14 Snow Goose Hunting Tips – Guided Snow Goose Hunts

Snow geese are fast learners and quickly become wary when hunted. They are long-lived and travel in large flocks, so thousands of experienced eyes examine every potential feeding and resting place for danger before landing. Furthermore, their nomadic lifestyle makes them difficult to locate.
Hunting snow geese requires hard work and specialized strategies, but those who learn the tricks find it immensely rewarding.  Several hunters claim that few outdoor experiences can compare with being at the center of a swirling-vortex of several thousand squawking snow geese settling into a decoy spread.
Follow these quick tips to improve your odds on your next trip.

  1. Begin by driving back roads to locate fields where snow geese are feeding.  Scouting the fields for where the geese want to be is the key to success. Find the landowner and always get permission to hunt before anything else.  If the decoys can be set by mid-afternoon, you can hunt the field that evening and again the next morning.

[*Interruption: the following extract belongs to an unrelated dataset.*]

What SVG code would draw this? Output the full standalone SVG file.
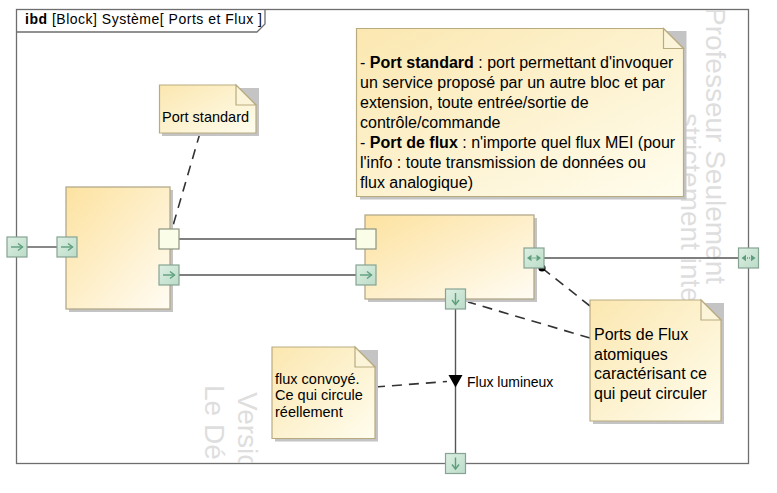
<svg xmlns="http://www.w3.org/2000/svg" xmlns:xlink="http://www.w3.org/1999/xlink" width="777" height="493" viewBox="0 0 777 493">
<style>
text{font-family:"Liberation Sans",Arial,sans-serif;fill:#000}
.wm{font-size:28px;fill:#dedede}
.frame{fill:#fff;stroke:#6e6e6e;stroke-width:1.3}
.tab{fill:none;stroke:#6e6e6e;stroke-width:1.3}
.blk{fill:url(#gBlock);stroke:#b3a98a;stroke-width:1.3}
.note{fill:url(#gNote);stroke:#b9ab80;stroke-width:1.2}
.fold{fill:#fcf4d8;stroke:#b9ab80;stroke-width:1.2}
.shadow{fill:#c4c4c4}
.pf{fill:url(#gPort);stroke:#86a393;stroke-width:1.2}
.ps{fill:#fafde8;stroke:#8c9580;stroke-width:1.2}
.ic{fill:none;stroke:#5f9e7d;stroke-width:1.4}
.icf{fill:#5f9e7d}
.con{fill:none;stroke:#555;stroke-width:1.4}
.dash{fill:none;stroke:#333;stroke-width:1.6;stroke-dasharray:10 7}
.t16{font-size:16px}
.t15{font-size:14.5px}
.t14{font-size:14.5px}
</style>
<defs>
<linearGradient id="gBlock" x1="0" y1="0" x2="1" y2="1">
<stop offset="0" stop-color="#fde2a0"/>
<stop offset="1" stop-color="#fffcf3"/>
</linearGradient>
<linearGradient id="gNote" x1="0" y1="0" x2="1" y2="1">
<stop offset="0" stop-color="#fbe7b0"/>
<stop offset="1" stop-color="#fffdee"/>
</linearGradient>
<linearGradient id="gPort" x1="0" y1="0" x2="1" y2="1">
<stop offset="0" stop-color="#dcefe2"/>
<stop offset="1" stop-color="#bcdcc9"/>
</linearGradient>
<clipPath id="cFrame"><rect x="17" y="10" width="731" height="453"/></clipPath>
<g id="arrR"><line class="ic" x1="4" y1="10" x2="15.5" y2="10"/><polyline class="ic" points="11,6.5 15.5,10 11,13.5"/></g>
<g id="arrD"><line class="ic" x1="10" y1="4" x2="10" y2="15.5"/><polyline class="ic" points="6.5,11 10,15.5 13.5,11"/></g>
<g id="arrB"><polygon class="icf" points="3,10 7.5,6.8 7.5,13.2"/><polygon class="icf" points="17,10 12.5,6.8 12.5,13.2"/><line class="ic" x1="8.5" y1="10" x2="11.5" y2="10" stroke-dasharray="1 1"/></g>
</defs>

<g id="frame">
<rect class="frame" x="16.5" y="9.5" width="732" height="454"/>
<g id="watermark" clip-path="url(#cFrame)">
<text class="wm" transform="translate(706,7) rotate(90)">Professeur Seulement</text>
<text class="wm" transform="translate(681,113) rotate(90)">strictement interne</text>
<text class="wm" transform="translate(238,392) rotate(90)">Version</text>
<text class="wm" transform="translate(205,385) rotate(90)">Le Dé</text>
</g>
<polyline class="tab" points="16.5,32 257,32 265,24 265,9.5"/>
<text x="25" y="24" font-size="14" textLength="237" lengthAdjust="spacing"><tspan font-weight="bold">ibd</tspan> [Block] Système[ Ports et Flux ]</text>
</g>

<g id="connectors">
<line class="con" x1="27" y1="247" x2="57" y2="247"/>
<line class="con" x1="179" y1="239" x2="356" y2="239"/>
<line class="con" x1="179" y1="275" x2="356" y2="275"/>
<line class="con" x1="544" y1="258" x2="738.5" y2="258"/>
<line class="con" x1="455.5" y1="309" x2="455.5" y2="453.5"/>
<polygon points="448.5,375 462.5,375 455.5,387.5" fill="#000"/>
<text x="467" y="387" font-size="14">Flux lumineux</text>
<line class="dash" x1="200" y1="133" x2="172" y2="229"/>
<line class="dash" x1="590" y1="306" x2="542" y2="268"/>
<line class="dash" x1="590" y1="338" x2="468" y2="302"/>
<line class="dash" x1="375" y1="387" x2="447" y2="381.5"/>
<circle cx="542" cy="268" r="3.6" fill="#000"/>
</g>

<g id="framePorts">
<g id="portFrameLeft"><rect class="pf" x="7" y="237" width="20" height="20"/><use xlink:href="#arrR" href="#arrR" transform="translate(7,237)"/></g>
<g id="portFrameRight"><rect class="pf" x="738.5" y="248" width="20" height="20"/><use xlink:href="#arrB" href="#arrB" transform="translate(738.5,248)"/></g>
<g id="portFrameBottom"><rect class="pf" x="445.5" y="453.5" width="20" height="20"/><use xlink:href="#arrD" href="#arrD" transform="translate(445.5,453.5)"/></g>
</g>

<g id="block1">
<rect class="shadow" x="69" y="190" width="104" height="122"/>
<rect class="blk" x="66" y="187" width="104" height="122"/>
<rect class="pf" x="57" y="237" width="20" height="20"/><use xlink:href="#arrR" href="#arrR" transform="translate(57,237)"/>
<rect class="ps" x="159" y="229" width="20" height="20"/>
<rect class="pf" x="159" y="265" width="20" height="20"/><use xlink:href="#arrR" href="#arrR" transform="translate(159,265)"/>
</g>

<g id="block2">
<rect class="shadow" x="368" y="218" width="169" height="84"/>
<rect class="blk" x="365" y="215" width="169" height="84"/>
<rect class="ps" x="356" y="229" width="20" height="20"/>
<rect class="pf" x="356" y="265" width="20" height="20"/><use xlink:href="#arrR" href="#arrR" transform="translate(356,265)"/>
<rect class="pf" x="524" y="248" width="20" height="20"/><use xlink:href="#arrB" href="#arrB" transform="translate(524,248)"/>
<rect class="pf" x="445.5" y="289" width="20" height="20"/><use xlink:href="#arrD" href="#arrD" transform="translate(445.5,289)"/>
</g>

<g id="notePortStandard">
<path class="shadow" d="M162,88 H259 V136 H162 Z"/>
<path class="note" d="M159.5,85 H236 L256,105 V133 H159.5 Z"/>
<path class="fold" d="M236,85 V105 H256 Z"/>
<text class="t14" x="162" y="121.5">Port standard</text>
</g>

<g id="noteDefinitions">
<path class="shadow" d="M360,31 H686.5 V199.5 H360 Z"/>
<path class="note" d="M356.5,28.5 H663.5 L683.5,48.5 V196.5 H356.5 Z"/>
<path class="fold" d="M663.5,28.5 V48.5 H683.5 Z"/>
<text class="t16" x="360" y="67.5">- <tspan font-weight="bold">Port standard</tspan> : port permettant d'invoquer</text>
<text class="t16" x="360" y="87.6">un service proposé par un autre bloc et par</text>
<text class="t16" x="360" y="107.7">extension, toute entrée/sortie de</text>
<text class="t16" x="360" y="127.8">contrôle/commande</text>
<text class="t16" x="360" y="147.9">- <tspan font-weight="bold">Port de flux</tspan> : n'importe quel flux MEI (pour</text>
<text class="t16" x="360" y="168">l'info : toute transmission de données ou</text>
<text class="t16" x="360" y="188.1">flux analogique)</text>
</g>

<g id="notePortsFlux">
<path class="shadow" d="M593,303 H724 V424 H593 Z"/>
<path class="note" d="M590,300 H701 L721,320 V421 H590 Z"/>
<path class="fold" d="M701,300 V320 H721 Z"/>
<text class="t16" x="594" y="340">Ports de Flux</text>
<text class="t16" x="594" y="359.5">atomiques</text>
<text class="t16" x="594" y="379">caractérisant ce</text>
<text class="t16" x="594" y="398.5">qui peut circuler</text>
</g>

<g id="noteFluxConvoye">
<path class="shadow" d="M275,350 H378 V441.5 H275 Z"/>
<path class="note" d="M272,347 H355 L375,367 V438.5 H272 Z"/>
<path class="fold" d="M355,347 V367 H375 Z"/>
<text class="t15" x="275" y="383.5">flux convoyé.</text>
<text class="t15" x="275" y="400">Ce qui circule</text>
<text class="t15" x="275" y="416.5">réellement</text>
</g>
</svg>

  2. Snow geese usually return to a field until the food is exhausted. However, they have good memories and will not return to a place where they have been shot at. Finding a hot field and setting out decoys may result in two or three successful hunts; an evening, morning and possibly another evening. After that, the birds are gone and its back to scouting.
  3. Hide all signs of human activity, including tire tracks, candy wrappers and any other non-natural items.
  4. Park vehicles at least a half mile away.
  5. Set out a minimum of 300-500 full body decoys (800 to 1,200 is better). Using Silosocks and shells to fill in.
  6. Supplement full body decoys(Avery, GHG, Bigfoot) with lighter, less expensive shell and silhouette decoys.
  7. Wear camouflage or white if snow covers the ground.
  8. Electronic calls will work on large bunches of snow geese while often time a mouth call can be for calling in single birds or isolated pairs.
  9. Do not begin shooting until your outfitter or guide calls the shot. For maximum shooting opportunity, wait until bird are in front of the blinds and everyone is ready. The snow geese  may circle many times before they are in gun range. Snow geese are also know for leaving a decoy spread for NO reason at all.
  10. Hunting partners should agree on fields of fire so shooting opportunities are not wasted by shooting at the same bird.
  11. Take your first shots at birds that are at the fringe of your effective range, then work your way back through closer birds.
  12. Focus on one bird at a time.
  13. A morning’s shooting ends when the birds go back to roost in refuge areas during the middle of the day. Sometimes that is as early as 9 a.m., other times they may not roost until noon. Afternoon feeding flights can arrive two hours before dark, but they may not appear until shooting hours are almost over.
  14. 3-inch shotgun shells with BB or BBB steel shot work well for snow geese but many of the performance loads like Hevi-shot, Hevi-Steel, Bismuth are excellent choices.